Мужское, патерналистское – оно же сакральное – начало оставалось таким образом доминантным в советских фильмах, где Женщина, самая эмансипированная в мире, побеждавшая соперников-мужчин, признанная как «трудовая единица», тем не менее выступала как пассивное, исполнительное начало по отношению к высшей воле Отца народов.
Таковы были особенности одного из основополагающих советских женских мифов, где не было места двусмысленным соблазнам femme fatale и эротики, а патриархальная семья если и разрушалась с эмансипацией женщины, то коллективистски восстанавливалась на уровне единения в государстве-религии.
Возвращаясь к феминистской или «лингвистической» критике, сознаюсь: меня впечатлили иные ее методологические достижения. Еще более обрадовали эмансипация критики от обслуживания искусства и обретенное ею чувство равноправия.
Но все же, кончая эти беглые заметки, я не могла не вспомнить: в условиях объявленных классовых ценностей и советского эмансипированного поклонения вождю – без опоры на ценности общечеловеческие – как мы могли бы выжить?
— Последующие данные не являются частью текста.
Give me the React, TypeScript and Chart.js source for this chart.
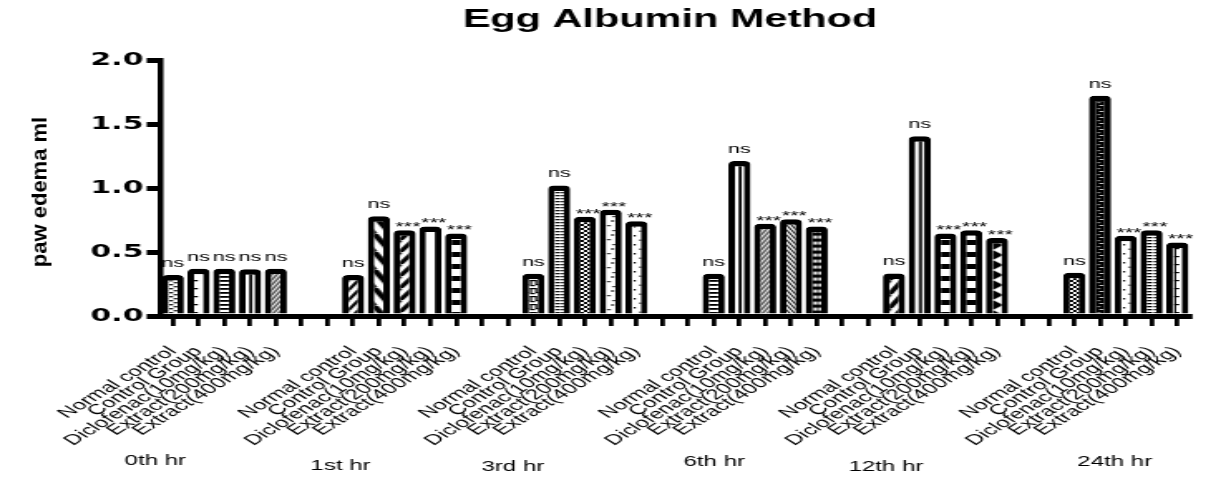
import React, { useEffect, useRef } from 'react';
import { Chart, registerables } from 'chart.js';

Chart.register(...registerables);

// ---------- data ----------
const groups = ['0th hr', '1st hr', '3rd hr', '6th hr', '12th hr', '24th hr'];
const treatments = [
  'Normal control',
  'Control Group',
  'Diclofenac(10mg/kg)',
  'Extract(200mg/kg)',
  'Extract(400mg/kg)',
];
const hr0 = [0.32, 0.37, 0.37, 0.365, 0.37];
const hr1 = [0.32, 0.78, 0.67, 0.7, 0.645];
const hr3 = [0.33, 1.02, 0.775, 0.83, 0.74];
const hr6 = [0.33, 1.21, 0.72, 0.755, 0.7];
const hr12 = [0.333, 1.405, 0.645, 0.67, 0.61];
const hr24 = [0.337, 1.72, 0.627, 0.67, 0.575];
const sigBaseline = ['ns', 'ns', 'ns', 'ns', 'ns'];
const sigLater = ['ns', 'ns', '***', '***', '***'];
const yTickStep = 0.5;
const yMax = 2.0;

const groupValues = [hr0, hr1, hr3, hr6, hr12, hr24];
const groupSig = [sigBaseline, sigLater, sigLater, sigLater, sigLater, sigLater];

// ---------- layout / style ----------
const KX = 1226 / 739; // horizontal stretch of the picture
const CW = 739;
const CH = 477;
const GAP = 2;
const FAM = "'Liberation Sans', Arial, Helvetica, sans-serif";
// group label offset (in slots, from the group centre) and y centre
const groupLabelOffset = [-2.68, -2.49, -2.8, -1.98, -2.31, -0.43];
const groupLabelY = [461, 466, 467, 462, 467, 462];

const patternKeys = [
  ['bricks', 'ruler', 'hlines', 'vline', 'diagF'],
  ['diagN', 'bigB', 'bigF', 'white', 'ladder'],
  ['maze', 'densedash', 'checker', 'sparsedash', 'sparsedots'],
  ['hlines', 'vline', 'diagF', 'diagB', 'grid'],
  ['bigF2', 'vline', 'ladder', 'ladder', 'triangles'],
  ['checker', 'blackdash', 'sparsedots', 'hdense', 'ruler2'],
];

// ---------- slots ----------
const slotLabels: string[] = [];
const slotValues: (number | null)[] = [];
const slotSig: string[] = [];
const slotPattern: string[] = [];
const groupCenterSlot: number[] = [];
groupValues.forEach((vals, g) => {
  groupCenterSlot.push(slotLabels.length + 2);
  vals.forEach((v, i) => {
    slotLabels.push(treatments[i]);
    slotValues.push(v);
    slotSig.push(groupSig[g][i]);
    slotPattern.push(patternKeys[g][i]);
  });
  if (g < groupValues.length - 1) {
    for (let k = 0; k < GAP; k++) {
      slotLabels.push('');
      slotValues.push(null);
      slotSig.push('');
      slotPattern.push('');
    }
  }
});

type Tile = { w: number; h: number; draw: (c: CanvasRenderingContext2D) => void };

const diag = (w: number, h: number, lw: number, forward: boolean): Tile => ({
  w,
  h,
  draw: (c) => {
    c.lineWidth = lw;
    c.beginPath();
    for (const dx of [-w, 0, w]) {
      if (forward) {
        c.moveTo(dx, h);
        c.lineTo(dx + w, 0);
      } else {
        c.moveTo(dx, 0);
        c.lineTo(dx + w, h);
      }
    }
    c.stroke();
  },
});

const tiles: Record<string, Tile> = {
  bricks: { w: 6, h: 4, draw: (c) => { c.fillRect(0.3, 0, 2.4, 1.4); c.fillRect(3.3, 2, 2.4, 1.4); } },
  ruler: { w: 7, h: 8, draw: (c) => { c.fillRect(0, 0, 2.2, 1.3); } },
  hlines: { w: 7, h: 4, draw: (c) => { c.fillRect(0, 0, 7, 1.8); } },
  vline: { w: 7, h: 2, draw: (c) => { c.fillRect(2.2, 0, 1.8, 2); } },
  diagF: diag(3, 5, 1.1, true),
  diagB: diag(3, 5, 1.1, false),
  diagN: diag(6, 10, 2.2, true),
  bigB: diag(10, 18, 4, false),
  bigF: diag(8, 12, 3.2, true),
  bigF2: diag(8, 14, 3.5, true),
  white: { w: 2, h: 2, draw: () => {} },
  ladder: { w: 7, h: 12, draw: (c) => { c.fillRect(0, 0, 7, 5); } },
  maze: {
    w: 7,
    h: 8,
    draw: (c) => {
      c.fillRect(0.5, 0, 1.2, 5);
      c.fillRect(0.5, 0, 4, 1.2);
      c.fillRect(3.6, 0, 1.2, 4);
      c.fillRect(3.6, 4, 3, 1.2);
      c.fillRect(0.5, 5, 3, 1.2);
    },
  },
  densedash: { w: 7, h: 3, draw: (c) => { c.fillRect(0.3, 0, 2.6, 1.3); c.fillRect(3.6, 0, 2.6, 1.3); } },
  checker: { w: 4, h: 4, draw: (c) => { c.fillRect(0, 0, 2, 2); c.fillRect(2, 2, 2, 2); } },
  sparsedash: {
    w: 7,
    h: 14,
    draw: (c) => {
      c.fillRect(0.5, 1, 2, 1.2);
      c.fillRect(3.8, 6, 2, 1.2);
      c.fillRect(3.2, 10, 1.2, 2);
    },
  },
  sparsedots: { w: 7, h: 9, draw: (c) => { c.fillRect(1, 1, 1.2, 1.5); c.fillRect(4.5, 5.5, 1.2, 1.5); } },
  grid: {
    w: 7,
    h: 6,
    draw: (c) => {
      c.fillRect(0, 0, 7, 6);
      c.fillStyle = '#fff';
      c.fillRect(0.6, 1.6, 2.1, 3);
      c.fillRect(3.6, 1.6, 2.1, 3);
    },
  },
  triangles: {
    w: 7,
    h: 10,
    draw: (c) => {
      c.beginPath();
      c.moveTo(0, 0);
      c.lineTo(6.5, 5);
      c.lineTo(0, 10);
      c.closePath();
      c.fill();
    },
  },
  blackdash: {
    w: 7,
    h: 6,
    draw: (c) => {
      c.fillRect(0, 0, 7, 6);
      c.fillStyle = '#fff';
      c.fillRect(1.5, 0, 1, 1.2);
      c.fillRect(2.5, 3, 2, 1);
    },
  },
  hdense: { w: 7, h: 3, draw: (c) => { c.fillRect(0, 0, 3, 1.3); c.fillRect(4, 0, 3, 1.3); } },
  ruler2: { w: 7, h: 8, draw: (c) => { c.fillRect(0.8, 0, 1.1, 8); c.fillRect(0.8, 0, 3, 1.2); } },
};

function makePattern(key: string): CanvasPattern | string {
  const t = tiles[key];
  if (!t) return 'transparent';
  const cv = document.createElement('canvas');
  cv.width = t.w;
  cv.height = t.h;
  const c = cv.getContext('2d')!;
  c.fillStyle = '#fff';
  c.fillRect(0, 0, t.w, t.h);
  c.fillStyle = '#000';
  c.strokeStyle = '#000';
  t.draw(c);
  return c.createPattern(cv, 'repeat')!;
}

const BORDER = { top: 5.5, left: 4, right: 4, bottom: 0 };

export default function App() {
  const ref = useRef<HTMLCanvasElement>(null);

  useEffect(() => {
    const canvas = ref.current!;
    const patterns = slotPattern.map((k) => makePattern(k));

    const alignPatterns = {
      id: 'alignPatterns',
      beforeDatasetsDraw(chart: any) {
        const meta = chart.getDatasetMeta(0);
        meta.data.forEach((el: any, i: number) => {
          const p = patterns[i];
          if (p && typeof p !== 'string' && el && typeof el.x === 'number') {
            const left = el.x - el.width / 2 + BORDER.left;
            p.setTransform(new DOMMatrix([1, 0, 0, 1, left, 0]));
          }
        });
      },
    };

    const annotations = {
      id: 'annotations',
      afterDatasetsDraw(chart: any) {
        const ctx = chart.ctx as CanvasRenderingContext2D;
        const meta = chart.getDatasetMeta(0);
        ctx.save();
        ctx.fillStyle = '#000';
        ctx.textAlign = 'center';
        ctx.textBaseline = 'alphabetic';
        ctx.font = `13px ${FAM}`;
        meta.data.forEach((el: any, i: number) => {
          const s = slotSig[i];
          if (!s || slotValues[i] == null) return;
          if (s === 'ns') ctx.fillText(s, el.x, el.y - 8);
          else ctx.fillText(s, el.x + 2, el.y + 1);
        });
        ctx.restore();
      },
      afterDraw(chart: any) {
        const ctx = chart.ctx as CanvasRenderingContext2D;
        const xs = chart.scales.x;
        const slotW = (chart.chartArea.right - chart.chartArea.left) / slotLabels.length;
        ctx.save();
        ctx.fillStyle = '#000';
        // title
        ctx.textAlign = 'center';
        ctx.textBaseline = 'middle';
        ctx.font = `bold 25px ${FAM}`;
        ctx.fillText('Egg Albumin Method', 670 / KX, 20);
        // group labels
        ctx.font = `14.5px ${FAM}`;
        groups.forEach((g, i) => {
          const x = xs.getPixelForValue(groupCenterSlot[i]) + groupLabelOffset[i] * slotW;
          ctx.fillText(g, x, groupLabelY[i]);
        });
        // y axis title (drawn without horizontal stretch)
        ctx.translate(40 / KX, 192);
        ctx.scale(1 / KX, 1);
        ctx.rotate(-Math.PI / 2);
        ctx.font = `bold 22px ${FAM}`;
        ctx.fillText('paw edema ml', 0, 0);
        ctx.restore();
      },
    };

    const chart = new Chart(canvas, {
      type: 'bar',
      data: {
        labels: slotLabels,
        datasets: [
          {
            data: slotValues as any,
            backgroundColor: patterns as any,
            borderColor: '#000',
            borderWidth: BORDER as any,
            borderRadius: { topLeft: 3.5, topRight: 3.5, bottomLeft: 0, bottomRight: 0 } as any,
            borderSkipped: 'start',
            barPercentage: 0.86,
            categoryPercentage: 1,
          },
        ],
      },
      options: {
        responsive: false,
        animation: false,
        devicePixelRatio: 1,
        layout: { padding: { top: 60, right: 6, left: 0, bottom: 0 } },
        plugins: {
          legend: { display: false },
          tooltip: { enabled: false },
          title: { display: false },
        },
        scales: {
          x: {
            offset: true,
            grid: {
              display: true,
              drawOnChartArea: false,
              drawTicks: true,
              tickLength: 10,
              lineWidth: 2.8,
              color: '#000',
              offset: false,
            },
            border: { display: true, color: '#000', width: 5 },
            ticks: {
              autoSkip: false,
              maxRotation: 45,
              minRotation: 45,
              padding: 17,
              color: '#000',
              font: { family: FAM, size: 14.5 },
            },
            afterFit: (s: any) => {
              s.height = 161;
            },
          },
          y: {
            min: 0,
            max: yMax,
            ticks: {
              stepSize: yTickStep,
              padding: 2,
              color: '#000',
              font: { family: "'DejaVu Sans', sans-serif", size: 18, weight: 'bold' },
              callback: (v: any) => Number(v).toFixed(1),
            },
            grid: { drawOnChartArea: false, drawTicks: true, tickLength: 8, lineWidth: 5, color: '#000' },
            border: { display: true, color: '#000', width: 3.5 },
            afterFit: (s: any) => {
              s.width = 96.4;
            },
          },
        },
      } as any,
      plugins: [alignPatterns, annotations],
    });

    return () => chart.destroy();
  }, []);

  return (
    <div style={{ position: 'absolute', left: 0, top: 0, width: 1226, height: 477, background: '#fff' }}>
      <canvas
        ref={ref}
        width={CW}
        height={CH}
        style={{ display: 'block', width: '1226px', height: '477px' }}
      />
    </div>
  );
}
И не стоило ли нашим коллегам-феминисткам хотя бы ретроспективно присмотреться к суровому опыту советской трудовой эмансипации, прислушаться к прямому, транзитивному языку женщин, ведущих диалог с самой радикальной действительностью, взглянуть на «женский вопрос» и в этой перспективе?
И не только потому, что «равноправие женщин… начинается с забитого холодильника и морозильника», как справедливо заметила Розалин Ялоу, нобелевский лауреат, ибо «эмансипация – это равенство возможностей»
[319]
. Но еще и потому, что, даже обеспечив гипотетическое равенство возможностей для всех своих враждующих меньшинств (в том числе для женского большинства), человечество окажется перед грозной загадкой себя как целого, как биологического вида, столь же стремящегося к выживанию, как и к самоистреблению, и далеко не равного своему самоопределению: homo sapiens.